Zdaniem "Parkietu", pożyczka wartości 1 mld dolarów - którą EuRoPol ma spłacić wraz z odsetkami, do 2019 r. - zawarta była na warunkach, które są obecnie niekorzystne i niekonkurencyjne. Firma, obsługująca polską część gazociągu, chciałaby spłacić część pieniędzy, a resztę kredytu zamienić na inny, korzystniej oprocentowany.
Jak się dowiaduje gazeta giełdy, Rosjanie nie podjęli jeszcze decyzji w tej sprawie. Dla nich utrzymanie warunków kredytu jest bardzo korzystne. "Korespondujemy z Rosjanami w sprawie spłaty zadłużenia. Bez problemu spłacilibyśmy ponad 200 mln dolarów oraz zamienili dług na korzystniejszy w innym banku" - usłyszała gazeta w EuRoPol Gazie.
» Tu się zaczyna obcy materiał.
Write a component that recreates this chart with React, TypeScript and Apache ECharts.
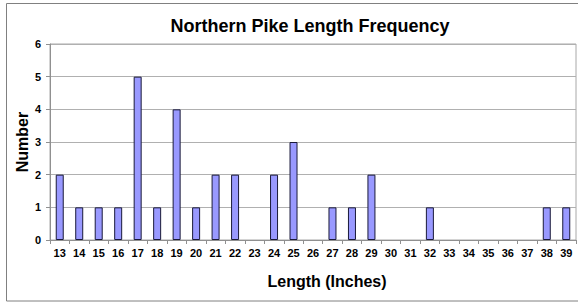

Tymczasem nadal nie jest rozstrzygnięta sprawa taryf, jakie ma płacić Gazprom za użytkowanie Jamalu. W ub.r. utracone korzyści EuRoPol Gazu z tytułu nieotrzymanych płatności sięgnęły 20 mln dolarów, a Rosjanie nadal nie płacą - powiedziano "Parkietowi" w EuRoPol Gazie.